Jürgen Hardt, the trans-Atlantic coordinator for the German government, believes that "even a President Trump would not carelessly jeopardize solid relationships if he is elected." Berlin officials believe that Trump would back away from some of his most outrageous demands if he were elected. But they do think that he would focus on the question as to who should carry the future costs of the trans-Atlantic alliance. A Republican victory in the election could be expensive for Germany.

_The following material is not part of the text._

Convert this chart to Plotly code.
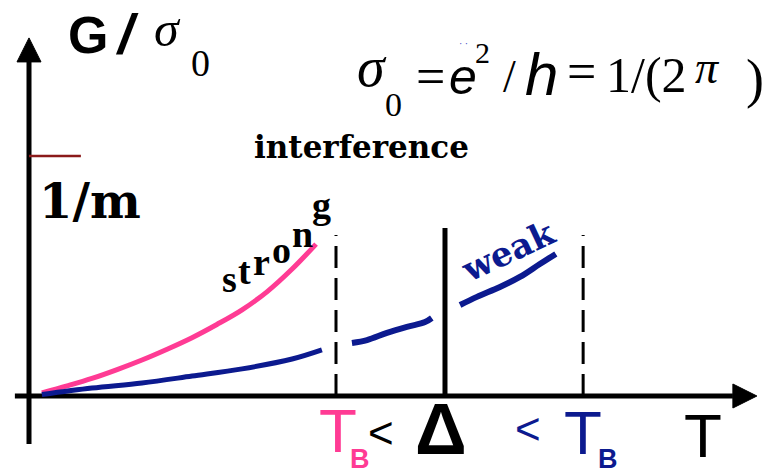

The same could be true for German business, according to an internal analysis by the Finance Ministry in Berlin. The report argues that a Trump victory would mean "a shrinking gross domestic product, fewer jobs and higher unemployment" -- developments which would negatively impact German exporters. Trump's economic ideas, furthermore, "aren't feasible," violate international or US law and could not "provide the foundation for a realistic economic policy."
The German Embassy reports also address Trump's personal attacks on Merkel. The Republicans have taken to portraying the German chancellor as a naïve old-school socialist. Last fall, Trump described her refugee policies as catastrophic and when Clinton recently suggested that the US take in more Syrian refugees, Trump called his opponent "America's Angela Merkel," as if a comparison with the German Chancellor qualified as an insult. Trump claimed that it was clear "what a disaster this massive immigration has been to Germany and the people of Germany."
"The biggest danger is that Trump makes a thoughtless statement, that he himself regrets a moment later, because it damages foreign policy," says Hardt, the trans-Atlantic coordinator. In Berlin government circles, officials are more concerned about Trump's character than the radical political about-face he might introduce.